### [Aim]
Gather, from the listing beneath this task, every line holding the string "chart".

### [Data lines]
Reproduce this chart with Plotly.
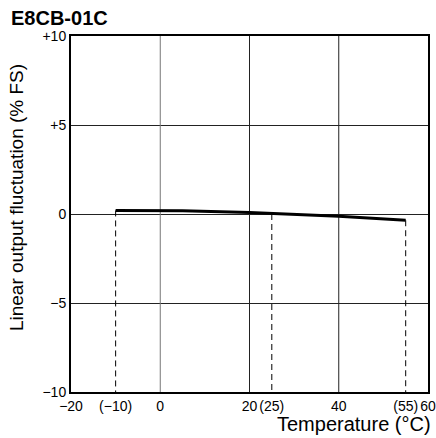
import plotly.graph_objects as go

# Data
temps = [-10, 5, 20, 40, 55]
fluct = [0.2, 0.18, 0.08, -0.12, -0.35]
ref_temps = [-10, 25, 55]
ref_vals = [0.2, 0.0, -0.35]
grid_temps = [0, 20, 40]
x_tickvals = [-20, -10, 0, 20, 25, 40, 55, 60]
x_ticktext = ["\u221220", "(\u221210)", "0", "20", "(25)", "40", "(55)", "60"]
y_tickvals = [-10, -5, 0, 5, 10]
y_ticktext = ["\u221210", "\u22125", "0", "+5", "+10"]

font = "Liberation Sans, Arial, sans-serif"
fig = go.Figure()

# vertical grid lines
for gx in grid_temps:
    fig.add_trace(go.Scatter(x=[gx, gx], y=[-10, 10], mode="lines",
                             line=dict(color="#777" if gx == 0 else "#222", width=1),
                             showlegend=False, hoverinfo="skip"))

# dashed reference drops
for t, v in zip(ref_temps, ref_vals):
    fig.add_trace(go.Scatter(x=[t, t], y=[v, -10], mode="lines",
                             line=dict(color="black", width=1, dash="6px,4px"),
                             showlegend=False, hoverinfo="skip"))

fig.add_trace(go.Scatter(x=temps, y=fluct, mode="lines",
                         line=dict(color="black", width=3),
                         showlegend=False))

fig.update_layout(
    width=436, height=438,
    margin=dict(l=71, r=8, t=36, b=46),
    plot_bgcolor="white", paper_bgcolor="white",
    font=dict(family=font, color="black", size=14),
    xaxis=dict(range=[-20, 60], tickvals=x_tickvals, ticktext=x_ticktext,
               showgrid=False, zeroline=False, showline=True, linecolor="black",
               linewidth=2, mirror=True, ticks="", automargin=False, tickangle=0,
               tickfont=dict(size=14)),
    yaxis=dict(range=[-10, 10], tickvals=y_tickvals, ticktext=y_ticktext,
               showgrid=True, gridcolor="#222", gridwidth=1, zeroline=False,
               showline=True, linecolor="black", linewidth=2, mirror=True,
               ticks="", automargin=False, tickangle=0, tickfont=dict(size=14)),
    showlegend=False,
)

fig.add_annotation(text="<b>E8CB-01C</b>", xref="paper", yref="paper",
                   x=-0.171, y=1.0, xanchor="left", yanchor="bottom", yshift=6,
                   borderpad=0, showarrow=False, font=dict(size=20, family=font))
fig.add_annotation(text="Linear output fluctuation (% FS)", xref="paper", yref="paper",
                   x=-0.151, y=0.545, xanchor="center", yanchor="middle", textangle=-90,
                   borderpad=0, showarrow=False, font=dict(size=19, family=font))
fig.add_annotation(text="Temperature (\u00b0C)", xref="paper", yref="paper",
                   x=1.014, y=-0.0885, xanchor="right", yanchor="middle",
                   showarrow=False, font=dict(size=20, family=font))

fig.write_html("out.html")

### [Task output]
Reproduce this chart with Plotly.

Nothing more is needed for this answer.